Joining the chief in the presentation, scheduled for 6:30 p.m. Thursday at the Roxbury Public Library, will be Succasunna-based Edward Jones Financial Advisor Bill Clinton and Roxbury Zoning Board Member James Kennedy, a cyber-security expert.
“Every time your phone rings or you receive a curious email, someone could be out to profit from your private information or try to lure you into a scam,” said the library in announcing the event. “Edward Jones Financial Advisor Bill Clinton, CFP, CIMA, will team up with Dr. Jim Kennedy, recently retired Bell Labs senior lead consultant and published author in information/cyber/fraud protection, avoidance and forensics services.”
According to Kennedy, more than 20 people are the victims of identity theft every minute, “and the effects on the the victim can be far-reaching.”
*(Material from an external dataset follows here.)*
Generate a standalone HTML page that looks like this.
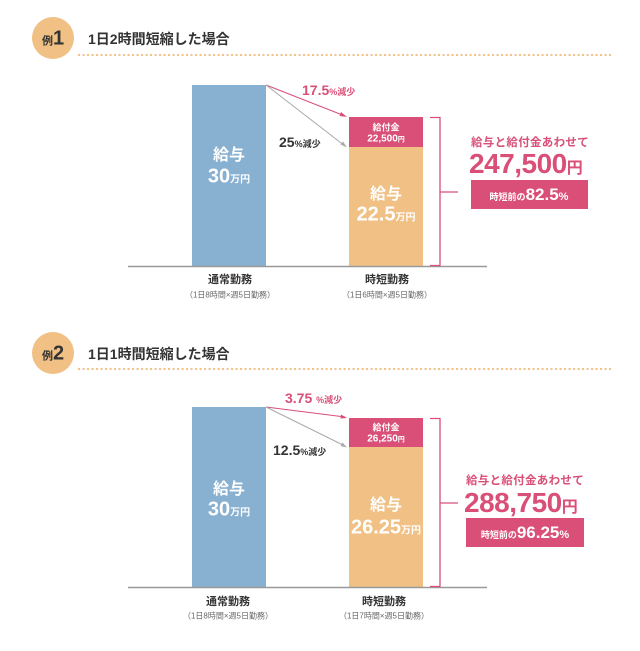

If your identity is compromised “you can expect that there will be significant costs to you in time and money to set the record straight — that’s thousands of potential dollars out of pocket to clear your name and credit history, not to mention the actual financial losses incurred.”
“We work locally with around 180 families,” he said. “We have had several recent cases where our clients or their close family members were either victims of fraud or almost fell victim. I will be sharing real life, local stories about what fraudsters are doing and how to avoid and report them.”
Palanchi will join Clinton and Kennedy for an open question-and-answer. The library asked those coming to bring “specific questions or scenarios for the panel.”
The men agree senior citizens are often victims of scam artists, and that's a pet peeve of Palanchi.
“Seniors are vulnerable to identity theft scams because often they are more trusting, less tech savvy, have more savings and home equity built up, and are less likely to closely monitor their credit and financial accounts,” noted Kennedy.
Clinton added, “Scammers will try and use shock tactics on the phone or in the mail to get a senior to make a rash decision and provide sensitive information which they will then abuse.”
“Scams are often publicized on TV news, published in local papers and there are web sites such as this one from the federal government that you can use to stay informed,” Kennedy said. “The best advice is to seek out the aid of someone you know and trust to investigate before you give out any information or monies.”